= Sarah Thorne =

English actress and manager (1836–1899)

Sarah Wendy Thorne

Sarah Thorne (10 May 1836 – 27 February 1899) was a British actress and actress-manager of the 19th century who managed the Theatre Royal at Margate for many years. She ran a school for acting there which is widely regarded as Britain's first formal drama school. The Sarah Thorne Theatre Club in Broadstairs is named in her memory.

==Early life==

Sarah Thorne was born in London in 1836, the eldest of ten children born to Richard Samuel Thorne (1813–1875), an actor and theatre manager who managed the Surrey Theatre, and his wife, Sarah née Rogers (1812–1896). Two of her younger brothers were Thomas Thorne, one of the founding managers of London's Vaudeville Theatre, and George Thorne, the singer and actor, best known for his performances in the comic baritone roles of the Savoy Operas with the D'Oyly Carte Opera Company. Sarah Thorne made her stage debut aged 12 on 26 December 1848 in a pantomime produced by her father at the Pavilion Theatre, Whitechapel. Over the next few years she went on to appear in stock companies all over Great Britain. On 6 August 1855 she joined her father's company for the summer season at Margate.

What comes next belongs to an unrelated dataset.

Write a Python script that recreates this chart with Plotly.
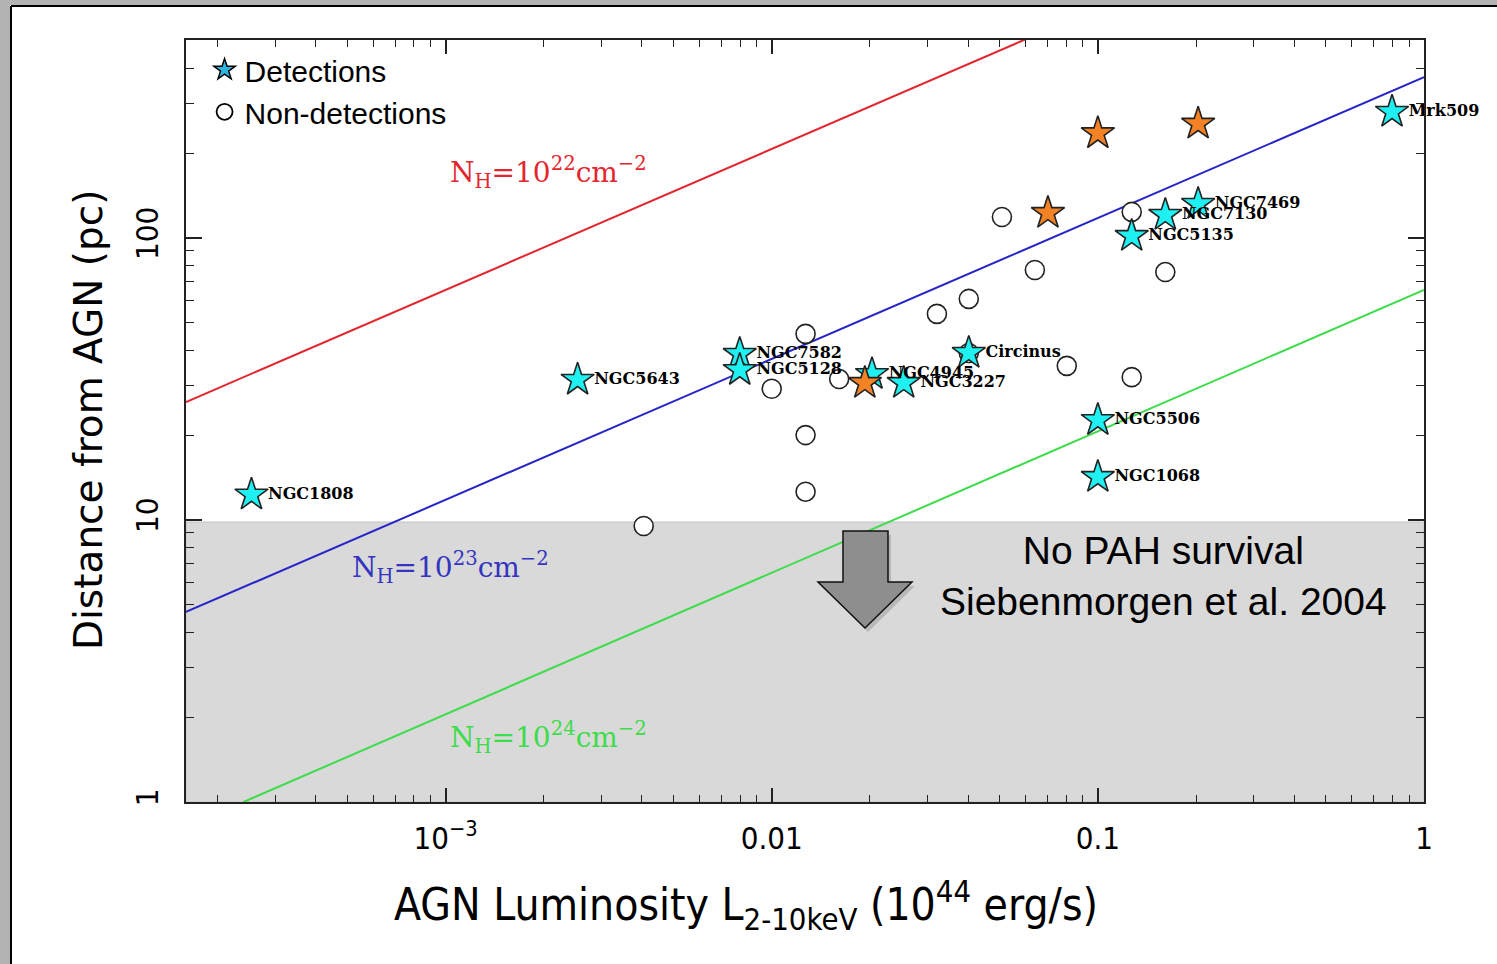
import plotly.graph_objects as go
import numpy as np

# ---------------- data ----------------
det_names = ["NGC1808", "NGC5643", "NGC7582", "NGC5128", "NGC4945", "NGC3227",
             "Circinus", "NGC5506", "NGC1068", "NGC5135", "NGC7130", "NGC7469", "Mrk509"]
det_L = [2.54e-4, 2.54e-3, 7.98e-3, 7.98e-3, 0.0203, 0.0254,
         0.0402, 0.100, 0.100, 0.127, 0.161, 0.203, 0.798]
det_d = [12.3, 31.4, 38.8, 34.0, 32.9, 30.6,
         39.1, 22.6, 14.2, 101.6, 120.7, 132.0, 280.0]

orange_L = [0.0193, 0.0703, 0.100, 0.203]
orange_d = [30.6, 122.6, 235.0, 254.0]

nondet_L = [4.05e-3, 0.0100, 0.0127, 0.0127, 0.0127, 0.0161, 0.0321, 0.0402,
            0.0402, 0.0508, 0.0641, 0.0803, 0.127, 0.127, 0.161]
nondet_d = [9.52, 29.2, 45.7, 20.0, 12.6, 31.6, 53.8, 60.8,
            39.1, 118.7, 77.0, 35.2, 123.7, 32.1, 75.7]

# N_H lines: endpoints (L, d)
line_22_L = [1.6e-4, 1.0]
line_22_d = [26.2, 2065.0]
line_23_L = [1.6e-4, 1.0]
line_23_d = [4.72, 372.0]
line_24_L = [2.4e-4, 1.0]
line_24_d = [1.0, 65.5]

x_ticks = [1e-3, 0.01, 0.1, 1]
x_ticktext = ["10<sup>−3</sup>", "0.01", "0.1", "1"]
y_ticks = [1, 10, 100]
y_ticktext = ["1", "10", "100"]
x_minor = [m * 10.0 ** k for k in range(-4, 0) for m in range(2, 10)]
y_minor = [m * 10.0 ** k for k in range(0, 3) for m in range(2, 10)]

x_range_log = [np.log10(1.6e-4), 0.0]
y_range_log = [0.0, 2.702]

# ---------------- figure ----------------
W, H = 1497, 964
L_M, R_M, T_M, B_M = 186, 73, 40, 162
PW, PH = W - L_M - R_M, H - T_M - B_M


def px(xp):
    return (xp - L_M) / PW


def py(yp):
    return (H - B_M - yp) / PH


fig = go.Figure()

fig.add_trace(go.Scatter(x=line_22_L, y=line_22_d, mode="lines",
                         line=dict(color="#e3262e", width=2), showlegend=False, hoverinfo="skip"))
fig.add_trace(go.Scatter(x=line_23_L, y=line_23_d, mode="lines",
                         line=dict(color="#2626c8", width=2), showlegend=False, hoverinfo="skip"))
fig.add_trace(go.Scatter(x=line_24_L, y=line_24_d, mode="lines",
                         line=dict(color="#3ddc4a", width=2), showlegend=False, hoverinfo="skip"))

fig.add_trace(go.Scatter(x=nondet_L, y=nondet_d, mode="markers",
                         marker=dict(symbol="circle", size=19, color="white",
                                     line=dict(color="#222", width=1.6)),
                         showlegend=False))

fig.add_trace(go.Scatter(x=det_L, y=det_d, mode="markers+text", text=det_names,
                         textposition="middle right", cliponaxis=False,
                         textfont=dict(family="DejaVu Serif", size=16, color="black", weight="bold"),
                         marker=dict(symbol="star", size=25, color="#1ff0f2",
                                     line=dict(color="#222", width=1.6)),
                         showlegend=False))

fig.add_trace(go.Scatter(x=orange_L, y=orange_d, mode="markers",
                         marker=dict(symbol="star", size=25, color="#f28224",
                                     line=dict(color="#222", width=1.6)),
                         showlegend=False))

# legend-only entries
fig.add_trace(go.Scatter(x=[None], y=[None], mode="markers", name="Detections",
                         marker=dict(symbol="star", size=16, color="#2ab6e0",
                                     line=dict(color="black", width=1.5))))
fig.add_trace(go.Scatter(x=[None], y=[None], mode="markers", name="Non-detections",
                         marker=dict(symbol="circle", size=16, color="white",
                                     line=dict(color="black", width=1.8))))

shapes = []
# shaded "no PAH survival" region
shapes.append(dict(type="rect", xref="paper", yref="paper", x0=0, x1=1, y0=0, y1=py(522),
                   fillcolor="#d9d9d9", line=dict(color="#c4c4c4", width=1), layer="below"))
# down arrow
ax = [843, 888, 888, 912, 865, 818, 843]
ay = [531, 531, 582, 582, 628, 582, 582]
path = "M " + " L ".join(f"{px(a):.5f},{py(b):.5f}" for a, b in zip(ax, ay)) + " Z"
shadow = "M " + " L ".join(f"{px(a + 3):.5f},{py(b + 4):.5f}" for a, b in zip(ax, ay)) + " Z"
shapes.append(dict(type="path", xref="paper", yref="paper", path=shadow,
                   fillcolor="rgba(0,0,0,0.15)", line=dict(width=0)))
shapes.append(dict(type="path", xref="paper", yref="paper", path=path,
                   fillcolor="#8e8e8e", line=dict(color="#111", width=1.5)))
# outer frame (gray band + black line at top and left)
shapes.append(dict(type="rect", xref="paper", yref="paper", x0=px(0), x1=px(10),
                   y0=py(964), y1=py(0), fillcolor="#b3b3b3", line=dict(width=0)))
shapes.append(dict(type="rect", xref="paper", yref="paper", x0=px(0), x1=px(1497),
                   y0=py(5), y1=py(0), fillcolor="#b3b3b3", line=dict(width=0)))
shapes.append(dict(type="line", xref="paper", yref="paper", x0=px(11), x1=px(11),
                   y0=py(964), y1=py(6), line=dict(color="black", width=2)))
shapes.append(dict(type="line", xref="paper", yref="paper", x0=px(11), x1=px(1497),
                   y0=py(6), y1=py(6), line=dict(color="black", width=2)))

serif = "DejaVu Serif"
annotations = [
    dict(text="N<sub>H</sub>=10<sup>22</sup>cm<sup>−2</sup>", x=px(548), y=py(172),
         font=dict(family=serif, size=28, color="#e3262e")),
    dict(text="N<sub>H</sub>=10<sup>23</sup>cm<sup>−2</sup>", x=px(450), y=py(567),
         font=dict(family=serif, size=28, color="#3434c0")),
    dict(text="N<sub>H</sub>=10<sup>24</sup>cm<sup>−2</sup>", x=px(548), y=py(737),
         font=dict(family=serif, size=28, color="#3ddc4a")),
    dict(text="No PAH survival<br>Siebenmorgen et al. 2004", x=px(1163), y=py(576),
         font=dict(family="Liberation Sans, Arial", size=39, color="black")),
    dict(text="AGN Luminosity L<sub>2-10keV</sub> (10<sup>44</sup> erg/s)", x=px(746), y=py(905),
         font=dict(family="Liberation Sans Narrow, DejaVu Sans Condensed, Arial", size=44, color="black")),
    dict(text="Distance from AGN (pc)", x=px(88), y=py(420), textangle=-90,
         font=dict(family="DejaVu Sans, Verdana", size=39, color="black")),
]
for a in annotations:
    a.update(xref="paper", yref="paper", showarrow=False, xanchor="center", yanchor="middle")

tick_font = dict(family="Liberation Sans Narrow, DejaVu Sans Condensed, Arial", size=31, color="black")
axis_common = dict(showgrid=False, zeroline=False, showline=True, linecolor="#222", linewidth=2,
                   mirror="ticks", ticks="inside", tickcolor="#222", tickwidth=1.5,
                   tickfont=tick_font)

fig.update_xaxes(type="log", range=x_range_log, tickvals=x_ticks, ticktext=x_ticktext,
                 ticklen=14, ticklabelstandoff=8,
                 minor=dict(tickvals=x_minor, ticks="inside", ticklen=7, tickcolor="#222",
                            tickwidth=1.2, showgrid=False),
                 **axis_common)
fig.update_yaxes(type="log", range=y_range_log, tickvals=y_ticks, ticktext=y_ticktext,
                 ticklen=16, tickangle=-90, ticklabelstandoff=14,
                 minor=dict(tickvals=y_minor, ticks="inside", ticklen=8, tickcolor="#222",
                            tickwidth=1.2, showgrid=False),
                 **axis_common)

fig.update_layout(
    width=W, height=H,
    margin=dict(l=L_M, r=R_M, t=T_M, b=B_M),
    paper_bgcolor="white", plot_bgcolor="white",
    shapes=shapes, annotations=annotations,
    legend=dict(x=0.015, y=0.995, xanchor="left", yanchor="top", bgcolor="rgba(0,0,0,0)",
                font=dict(family="Liberation Sans, Arial", size=30, color="black"),
                tracegroupgap=0, itemsizing="trace"),
    showlegend=True,
)

fig.write_html("out.html", config={"displayModeBar": False},
               post_script="document.body.style.margin='0';")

Thorne then moved to Ireland where she stayed for three seasons, appearing as the leading lady at the Theatre Royal, Dublin as Desdemona in Othello opposite Charles Kean, and playing Lady Macbeth to Gustavus Vaughan Brooke's Macbeth. Thorne then toured Ireland and Scotland. She married the Irish political author and biographer Thomas Macknight. They had two children during their three years together, Edmund (born 1860) and Elizabeth (born 1862), but due to incompatibility the couple separated soon after the birth of their daughter.

==Actress-manager==

Sarah Thorne

Returning to the United Kingdom, from August 1863 to 1865 she appeared in leading roles in Paisley and Edinburgh. She also appeared in Jersey. From October 1865 to March 1866 she played the leading female roles in the plays of Shakespeare at the National Standard Theatre in Shoreditch High Street.

She became an actress-manager in 1867 when she took over the lease of the Theatre Royal, Margate from her father, Richard Samuel Thorne. Sarah Thorne declared that, under her management, she intended to offer the "newest pieces approved in the metropolis as occasion permits" but also would not forget to produce "old and legitimate productions". When the theatre's lease was sold at auction in August 1873 she was forced to hold a less responsible managerial role during 1874. Christmas 1874 saw her return to Margate during the tour of her annual pantomime.

In March 1876 Thorne took over the Theatre Royal at Worcester as actress-manager. Here she booked touring companies as well as having her own company of actors producing both classical and new drama. When the Theatre Royal burnt down in November 1877 Thorne founded a touring company which included the veteran actor Charles James Mathews.

The lease of the Theatre Royal in Margate becoming once again available, in January 1879 Thorne returned to that venue, booking touring companies which included that of her brother Thomas Thorne, one of the founding managers of London's Vaudeville Theatre.

In late 1879 she leased Astley's Amphitheatre in London for a short period. Here she appeared with another brother, George Thorne, who had trained under her as an actor. It is claimed that Thorne had a "somewhat imperious manner"

==School of acting==

Thorne opened her 'School of Acting' in 1885, based at the Theatre Royal in Margate. Open to both men and women, her apprentices included Harley Granville-Barker, Louis Calvert, Gertrude Kingston, Julia Stewart, Evelyn Millard, Janet Achurch, Adelaide Neilson, her brother George Thorne and Irene and Violet Vanbrugh. Thorne's 'School of Acting' is widely regarded as being Britain's first formal drama school.

==Later years==

In 1894 Thorne leased the Chatham Lecture Hall, renaming it the Opera House; it became an alternative venue for her theatrical company. Her last theatrical appearance was in Margate during her benefit in September 1898.

Sarah Thorne died at 3 New Road Avenue, Chatham, Kent on 27 February 1899. She was buried at Brompton Cemetery, West Brompton, London on 3 March 1899.

After her death her son and business manager, Edmund Macknight, took over the leases of the Opera House at Chatham and the Theatre Royal in Margate. Her daughter Elizabeth married the actor-manager Henry Dundas in 1883.

Thorne's nephew, the son of her sister Emily (died 5 March 1907) and her husband, actor Frank Parker Gillmore, was the actor and playwright Frank Gillmore. His daughters were the actresses Ruth Gillmore and Margalo Gillmore.

== Legacy ==
The Sarah Thorne Theatre, a small-scale performing arts centre sited in a Kent County Council owned building in Broadstairs, Kent, presents plays, concerts, panto and opera. Its patrons have included Judi Dench, David Suchet, Julian Fellowes and Gyles Brandreth.